On a much, much lighter but no less supernatural note, I also read author Suzanne Walker and artist Wendy Xu’s sweet-natured queer witch-and-werewolf romance Mooncakes. Protagonist Nova works in a local witch shop with her grandmothers and reunites with childhood friend Tam, whose wolf magic is the key to ridding the town of an insidious demon-summoning cult. Both the story and the art are adorable, and the world Nova and Tam inhabit is so rich with details and charm (Nova’s cousin Terry!!) that I would never, ever complain if Walker and Xu decide to revisit it someday. If not, though, that’s still OK.

Books

Completed Things that Make White People Uncomfortable by Michael Bennett this week, specifically the chapters about his involvement in Black Lives Matter, food security and nutrition, encouraging more girls to enter STEM fields, and pan-athletic social justice effort.
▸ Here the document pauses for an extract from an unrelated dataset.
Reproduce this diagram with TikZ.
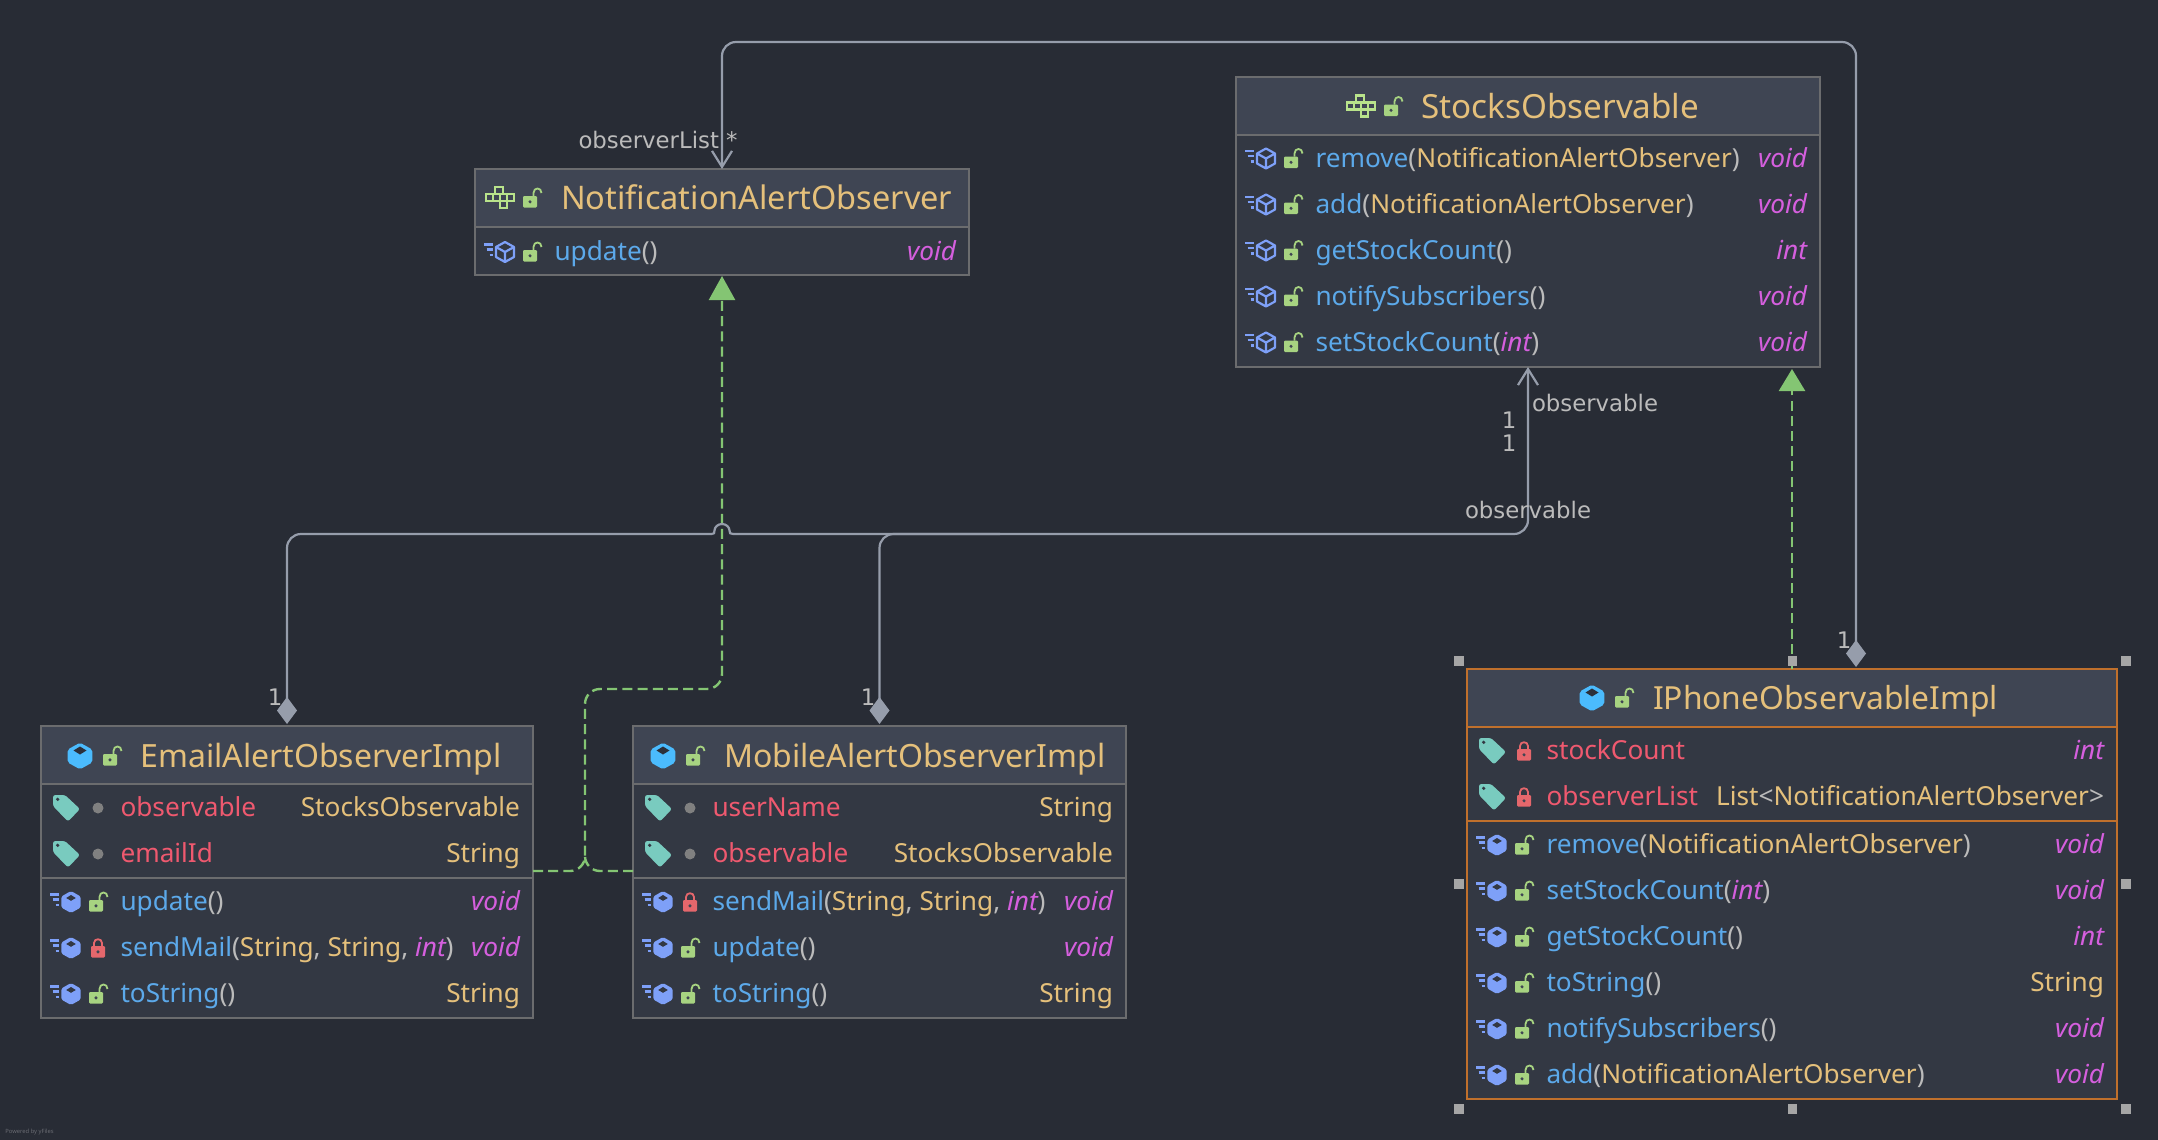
\documentclass[tikz,border=0pt]{standalone}
\usepackage{fontspec}
\setmainfont{Noto Sans}
\newfontfamily\edgefont{DejaVu Sans}
\usetikzlibrary{arrows.meta,calc}
\definecolor{bg}{HTML}{282C35}
\definecolor{hdr}{HTML}{3F4553}
\definecolor{body}{HTML}{333843}
\definecolor{frm}{HTML}{6B6C6E}
\definecolor{sel}{HTML}{C0702C}
\definecolor{ctitle}{HTML}{E5C07B}
\definecolor{cmeth}{HTML}{5CA9EA}
\definecolor{cfield}{HTML}{EF596F}
\definecolor{ckey}{HTML}{D55FDE}
\definecolor{cpar}{HTML}{BBBBBB}
\definecolor{cline}{HTML}{969DAB}
\definecolor{cgreen}{HTML}{84C573}
\definecolor{clock}{HTML}{A7D381}
\definecolor{clockp}{HTML}{E5676C}
\definecolor{cblue}{HTML}{7EA0F8}
\definecolor{ccyan}{HTML}{4BBBFD}
\definecolor{cteal}{HTML}{79CBBF}
\definecolor{cifc}{HTML}{B9E38B}
\definecolor{chandle}{HTML}{A6A6A6}
\newcounter{tn}
\tikzset{
  frame/.style={draw=frm,line width=1pt,fill=body,rectangle,inner sep=0pt,outer sep=0pt},
  lbl/.style={inner sep=0pt,outer sep=0pt,font=\fontsize{13.1}{15}\selectfont},
  ttl/.style={inner sep=0pt,outer sep=0pt,font=\fontsize{16}{19}\selectfont,text=ctitle,anchor=base west},
  edgelbl/.style={inner sep=0pt,outer sep=0pt,font=\edgefont\fontsize{11.4}{14}\selectfont,text=cpar},
  assoc/.style={draw=cline,line width=1.1pt,rounded corners=7pt},
  realize/.style={draw=cgreen,line width=1.2pt,rounded corners=7.5pt,dash pattern=on 5pt off 2.6pt},
  lockopen/.pic={
    \fill[clock,rounded corners=0.6pt] (-9,-2) rectangle (5,9.5);
    \fill[hdr] (-2,3.8) circle (1.7);
    \draw[clock,line width=.9pt] (1.5,-2) -- (1.5,-5) .. controls (1.5,-11) and (9.5,-11) .. (9.5,-5);
  },
  lockclosed/.pic={
    \fill[clockp,rounded corners=0.6pt] (-7,-2) rectangle (7,9.5);
    \fill[hdr] (0,3.8) circle (1.7);
    \draw[clockp,line width=.9pt] (-4,-2) -- (-4,-5) .. controls (-4,-10) and (4,-10) .. (4,-5) -- (4,-2);
  },
  tagicon/.pic={
    \fill[cteal,rounded corners=1.2pt] (-13,-13) -- (-1,-13) -- (14,1) -- (2,13.5) -- (-13,-2) -- cycle;
    \fill[body] (-8.3,-8.7) circle (1.8);
  },
  dimdot/.pic={\fill[gray] (0,0) circle (5.5);},
  thehex/.pic={
    \fill[ccyan,rounded corners=1pt] (0,-13.3) -- (12.3,-6.5) -- (12.3,6.5) -- (0,13.3) -- (-12.3,6.5) -- (-12.3,-6.5) -- cycle;
    \fill[hdr!70!black] (0,-9.5) -- (6.5,-5.5) -- (0,-1.5) -- (-6.5,-5.5) -- cycle;
  },
  speedlines/.pic={
    \draw[cblue,line width=1.1pt] (-21,-7.5) -- (-12,-7.5) (-18.5,-2.5) -- (-12,-2.5) (-15.5,3) -- (-12,3);
  },
  mfill/.pic={
    \pic at (0,0) {speedlines};
    \fill[cblue,rounded corners=.8pt] (0,-11) -- (9.7,-5.5) -- (9.7,5.5) -- (0,11) -- (-9.7,5.5) -- (-9.7,-5.5) -- cycle;
    \fill[body] (0,-7) -- (4.8,-4) -- (0,-1.2) -- (-4.8,-4) -- cycle;
  },
  mwire/.pic={
    \pic at (0,0) {speedlines};
    \draw[cblue,line width=1.1pt,line join=round] (0,-10) -- (9,-5) -- (9,5) -- (0,10) -- (-9,5) -- (-9,-5) -- cycle (-9,-5) -- (0,0) -- (9,-5) (0,0) -- (0,10);
  },
  ifcicon/.pic={
    \draw[cifc,line width=1.15pt]
      (-5,-4) rectangle (3,-11)
      (-14,-4) rectangle (14,3)
      (-7,-4) -- (-7,3) (0,-4) -- (0,3) (7,-4) -- (7,3)
      (0,3) rectangle (7,10);
  },
}
\newcommand{\lineleft}[3]{\stepcounter{tn}\node[lbl,anchor=base west] (tl\thetn) at (#1,#2) {#3};}
\newcommand{\lineright}[3]{\stepcounter{tn}\node[lbl,anchor=base east] (tr\thetn) at (#1,#2) {#3};}
\newcommand{\mrow}[7]{%
  \pic at (#1+30,#3) {#4};
  \pic at (#1+57,#3) {#5};
  \lineleft{#1+79.5}{#3+8.5}{#6}
  \lineright{#2-13}{#3+8.5}{#7}
}
\newcommand{\frow}[6]{%
  \pic at (#1+25,#3) {tagicon};
  \pic at (#1+57,#3) {#4};
  \lineleft{#1+79.5}{#3+8.5}{\textcolor{cfield}{#5}}
  \lineright{#2-13}{#3+8.5}{#6}
}
\newcommand{\cm}[1]{\textcolor{cmeth}{#1}}
\newcommand{\ct}[1]{\textcolor{ctitle}{#1}}
\newcommand{\cp}[1]{\textcolor{cpar}{\bfseries #1}}
\newcommand{\cq}[1]{\textcolor{cpar}{#1}}
\newcommand{\ci}[1]{\textcolor{ckey}{\itshape #1}}
\newcommand{\cbox}[6]{%
  \node[frame,draw=#6,minimum width={(#4-#2)*0.5pt},minimum height={(#5-#3)*0.5pt}] (#1) at ({(#2+#4)/2},{(#3+#5)/2}) {};
}
\newcommand{\chead}[5]{%
  \fill[hdr] (#1+1,#2+1) rectangle (#3-1,#4);
  \draw[#5,line width=1pt] (#1,#4) -- (#3,#4);
}
\newcommand{\hnd}[2]{\fill[chandle] (#1-4.7,#2-4.7) rectangle (#1+4.7,#2+4.7);}
\begin{document}
\begin{tikzpicture}[x=0.5pt,y=-0.5pt]
\fill[bg] (0,0) rectangle (2158,1140);
\useasboundingbox (0,0) rectangle (2158,1140);

% boxes
\cbox{nao}{475}{169}{969}{275}{frm}
\chead{475}{169}{969}{227}{frm}
\cbox{stk}{1236}{77}{1820}{367}{frm}
\chead{1236}{77}{1820}{135}{frm}
\cbox{eml}{41}{726}{533}{1018}{frm}
\chead{41}{726}{533}{784}{frm}
\draw[frm,line width=1pt] (41,878) -- (533,878);
\cbox{mob}{633}{726}{1126}{1018}{frm}
\chead{633}{726}{1126}{784}{frm}
\draw[frm,line width=1pt] (633,878) -- (1126,878);
\cbox{iph}{1467}{669}{2117}{1099}{sel}
\chead{1467}{669}{2117}{727}{sel}
\draw[sel,line width=1pt] (1467,821) -- (2117,821);

% connector waypoints
\coordinate (jun) at (585,871);
\coordinate (toprow) at (0,42);
\coordinate (iphtop) at (1856,667);
\coordinate (mid) at (0,534);
\coordinate (jl) at (712,534);
\coordinate (jt) at (722,524);
\coordinate (jr) at (733,534);
\coordinate (gup) at (585,689);

% realizations
\draw[realize,-{Triangle[length=12pt,width=13pt,fill=cgreen,sep=0pt]}] (eml.east |- jun) -- (jun) -- (gup) -- (nao.south |- gup) -- ([yshift=-0.5pt]nao.south);
\draw[realize] (mob.west |- jun) -- (jun) -- (585,862);
\draw[realize,-{Triangle[length=11pt,width=13pt,fill=cgreen]}] (iph.north) -- ([yshift=-1pt]iph.north |- stk.south);

% associations
\tikzset{dtip/.tip={Diamond[length=13.5pt,width=10pt,fill=cline]},btip/.tip={Straight Barb[length=8pt,width=10pt,line width=1.1pt]}}
\draw[assoc,dtip-btip] (iphtop) -- (iphtop |- toprow) -- (nao.north |- toprow) -- (nao.north);
\draw[assoc,dtip-,shorten <=1pt] (eml.north) -- (eml.north |- mid) -- (jl);
\draw[cline,line width=1.1pt] (jl) .. controls (714,534) and (714.5,533) .. (714.5,530.5) .. controls (714.5,527) and (718,524) .. (jt) .. controls (726,524) and (729.5,527) .. (729.5,530.5) .. controls (729.5,533) and (730,534) .. (jr);
\draw[assoc,-btip] (jr) -- (stk.south |- mid) -- (stk.south);
\draw[assoc,dtip-,shorten <=1pt] (mob.north) -- (mob.north |- mid) -- (1000,534);

% edge labels
\node[edgelbl,anchor=base west] (lol) at (578.5,148) {observerList};
\node[edgelbl,anchor=base west] (lst) at (726,148) {*};
\node[edgelbl,anchor=base west] (lob1) at (1532,411) {observable};
\node[edgelbl,anchor=base west] (lob2) at (1465,518) {observable};
\node[edgelbl] (lo1) at (1509,420) {1};
\node[edgelbl] (lo2) at (1509,443) {1};
\node[edgelbl] (le1) at (275,697) {1};
\node[edgelbl] (lm1) at (868,697) {1};
\node[edgelbl] (li1) at (1844,640) {1};

% NotificationAlertObserver
\pic at (500,198) {ifcicon};
\pic at (532,198) {lockopen};
\node[ttl,font=\fontsize{16.25}{19}\selectfont] (tnao) at (561,209.5) {NotificationAlertObserver};
\mrow{475}{969}{252}{mwire}{lockopen}{\cm{update}\cp{()}}{\ci{void}}

% StocksObservable
\pic at (1361,106.5) {ifcicon};
\pic at (1393,106.5) {lockopen};
\node[ttl,font=\fontsize{16.6}{19}\selectfont] (tstk) at (1421.5,118) {StocksObservable};
\mrow{1236}{1820}{158.5}{mwire}{lockopen}{\cm{remove}\cp{(}\ct{NotificationAlertObserver}\cp{)}}{\ci{void}}
\mrow{1236}{1820}{204.5}{mwire}{lockopen}{\cm{add}\cp{(}\ct{NotificationAlertObserver}\cp{)}}{\ci{void}}
\mrow{1236}{1820}{250.5}{mwire}{lockopen}{\cm{getStockCount}\cp{()}}{\ci{int}}
\mrow{1236}{1820}{296.5}{mwire}{lockopen}{\cm{notifySubscribers}\cp{()}}{\ci{void}}
\mrow{1236}{1820}{342.5}{mwire}{lockopen}{\cm{setStockCount}\cp{(}\ci{int}\cp{)}}{\ci{void}}

% EmailAlertObserverImpl
\pic at (80,756) {thehex};
\pic at (112,756) {lockopen};
\node[ttl] (teml) at (140.5,767.5) {EmailAlertObserverImpl};
\frow{41}{533}{808}{dimdot}{observable}{\ct{StocksObservable}}
\frow{41}{533}{854}{dimdot}{emailId}{\ct{String}}
\mrow{41}{533}{902}{mfill}{lockopen}{\cm{update}\cp{()}}{\ci{void}}
\mrow{41}{533}{948}{mfill}{lockclosed}{\cm{sendMail}\cp{(}\ct{String}\cq{, }\ct{String}\cq{, }\ci{int}\cq{)}}{\ci{void}}
\mrow{41}{533}{994}{mfill}{lockopen}{\cm{toString}\cp{()}}{\ct{String}}

% MobileAlertObserverImpl
\pic at (663,756) {thehex};
\pic at (695,756) {lockopen};
\node[ttl] (tmob) at (724,767.5) {MobileAlertObserverImpl};
\frow{633}{1126}{808}{dimdot}{userName}{\ct{String}}
\frow{633}{1126}{854}{dimdot}{observable}{\ct{StocksObservable}}
\mrow{633}{1126}{902}{mfill}{lockclosed}{\cm{sendMail}\cp{(}\ct{String}\cq{, }\ct{String}\cq{, }\ci{int}\cq{)}}{\ci{void}}
\mrow{633}{1126}{948}{mfill}{lockopen}{\cm{update}\cp{()}}{\ci{void}}
\mrow{633}{1126}{994}{mfill}{lockopen}{\cm{toString}\cp{()}}{\ct{String}}

% IPhoneObservableImpl
\pic at (1592,698) {thehex};
\pic at (1624,698) {lockopen};
\node[ttl,font=\fontsize{15.9}{19}\selectfont] (tiph) at (1653,709.5) {IPhoneObservableImpl};
\frow{1467}{2117}{751}{lockclosed}{stockCount}{\ci{int}}
\frow{1467}{2117}{797}{lockclosed}{observerList}{\ct{List}\cq{<}\ct{NotificationAlertObserver}\cq{>}}
\mrow{1467}{2117}{845}{mfill}{lockopen}{\cm{remove}\cp{(}\ct{NotificationAlertObserver}\cp{)}}{\ci{void}}
\mrow{1467}{2117}{891}{mfill}{lockopen}{\cm{setStockCount}\cp{(}\ci{int}\cp{)}}{\ci{void}}
\mrow{1467}{2117}{937}{mfill}{lockopen}{\cm{getStockCount}\cp{()}}{\ci{int}}
\mrow{1467}{2117}{983}{mfill}{lockopen}{\cm{toString}\cp{()}}{\ct{String}}
\mrow{1467}{2117}{1029}{mfill}{lockopen}{\cm{notifySubscribers}\cp{()}}{\ci{void}}
\mrow{1467}{2117}{1075}{mfill}{lockopen}{\cm{add}\cp{(}\ct{NotificationAlertObserver}\cp{)}}{\ci{void}}

% selection handles
\hnd{1459}{661}\hnd{1792.5}{661}\hnd{2126}{661}
\hnd{1459}{884}\hnd{2126}{884}
\hnd{1459}{1109}\hnd{1792.5}{1109}\hnd{2126}{1109}

\node[inner sep=0pt,anchor=base west,text=white!30!bg,font=\fontsize{2.9}{3}\selectfont] (pow) at (5,1133) {Powered by yFiles};
\end{tikzpicture}
\end{document}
I enjoyed the second half of the book just as much as the first, and Bennett is such a thoughtful writer whose commentary concerns itself primarily with intersections between race, class, mental illness, disability (especially concerning youth football), and gender.

Also picked up Adiba Jaigirdar’s The Henna Wars, about a young Bengali lesbian whose crush (not Bengali) opens up a rival henna shop for a school project. It’s one of the best explanations of the differences between cultural appropriation and cultural appreciation that exists in fiction, I think. The ending is kind of rushed, but I still recommend it as a solid YA romance with extremely important themes.

Lee Dobecka’s Genrequeer: A Mini-Memoir compiles the author’s poetry and brief thoughts on being nonbinary, queer, and bipolar and finding personal power in identities the world tries its damndest to disempower. Definitely needs to be read in order and in its entirety rather than bits and pieces.